Wally Oppal’s inquiry into the Robert Pickton case, and the disappearance of 33 women from Vancouver’s Downtown Eastside, lacks those resources. Its credibility and effectiveness are both in doubt. With its formal work due to start Oct. 11, it is time to ask whether it is even worth continuing with the inquiry.
Oppal’s assignment is to look at the reasons 33 women — marginalized, dealing with poverty, addiction or prostitution — could go missing in a five-year period without police recognition that a serial killer might be on the loose, why attempted murder charges were stayed against Pickton in 1998 and why he could kill with impunity for years.
The inquiry was announced on Sept. 9, 2010, more than two years after Pickton was convicted of six murders. Families of the missing women and advocacy groups were pleased that questions would finally be answered.
Its credibility was dealt a serious blow three weeks later, when the provincial government appointed Oppal, a former judge and former attorney general, to lead it. Oppal had been in the provincial cabinet until the 2009 election. He had downplayed the need for an inquiry, and his appointment raised immediate fears that this would not be a truly independent inquiry.
The inquiry’s mandate also limited potential recommendations around regional policing and the role of government policy toward the addicted and impoverished in the crimes.
The inquiry was dealt another hugely damaging blow in May. Oppal had approved legal standing and representation for the victims’ families and 13 groups dealing with sex trade workers, Downtown Eastside residents and aboriginal people, among others. Their participation was needed to make the inquiry effective, he said, and legal representation was required to allow them to participate.
The provincial government said no. The families could have one lawyer. The groups would not have legal representation, despite Oppal’s protests.
The police will have taxpayer-funded lawyers. So will prosecutors and politicians and government employees.

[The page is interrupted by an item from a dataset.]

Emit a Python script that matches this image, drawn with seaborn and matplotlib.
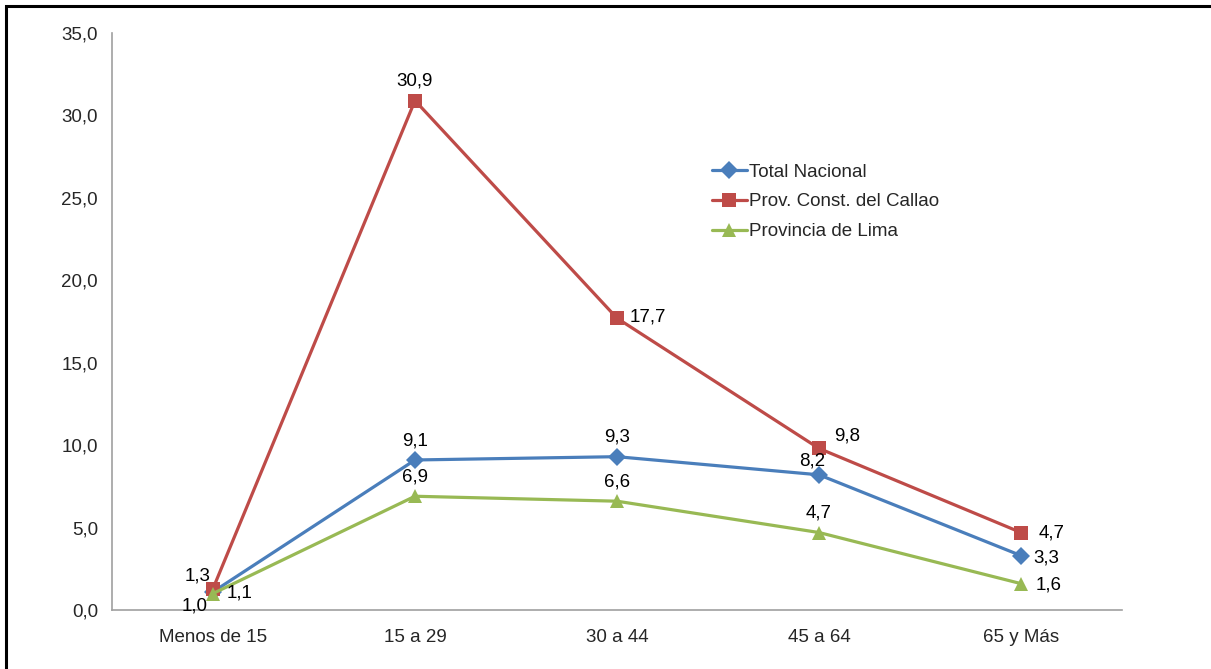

But not those speaking for the victims and the communities from which they came. Already, about half the groups have announced that they will not take part; more may follow. Oppal has attempted to provide some representation within his budget, but the inquiry is now further tainted, with the interests of the powerful clearly coming ahead of those of the powerless.
The process so far, combined with the foot-dragging leading up to the inquiry, suggests the government has no real interest in learning from these deaths, or acting to prevent similar killing sprees in future.
Consider another government’s response to another high-profile serial criminal, Paul Bernardo. Between May 1987 and December 1992, he sexually assaulted 18 women and killed three more in southern Ontario.
Bernardo was convicted in September 1995. That December, the Ontario government ordered a review and appointed Judge Archie Campbell to conduct it. He completed his work within seven months and the report was released inJuly 1996. The Ontario government announced immediately that it would act on his recommendations.
Campbell’s report was damning, and identified issues — like fractured policing — that later allowed Pickton to kill without detection. He cited several cross-jurisdictional cases — including serial killer Clifford Olson — and said the lack of communication and co-operation between law enforcement agencies was a factor in all of them.
Pickton’s victims were ignored, marginalized and abused in life. The government’s shoddy handling of the reluctantly called inquiry continues that abuse. If the government refuses to fund the inquiry adequately, it is unlikely to act on any recommendations.
It’s time to consider abandoning the inquiry. It has become a symbol of the grim reality that the government simply does not care about these victims, or the women who are at risk of a similar fate.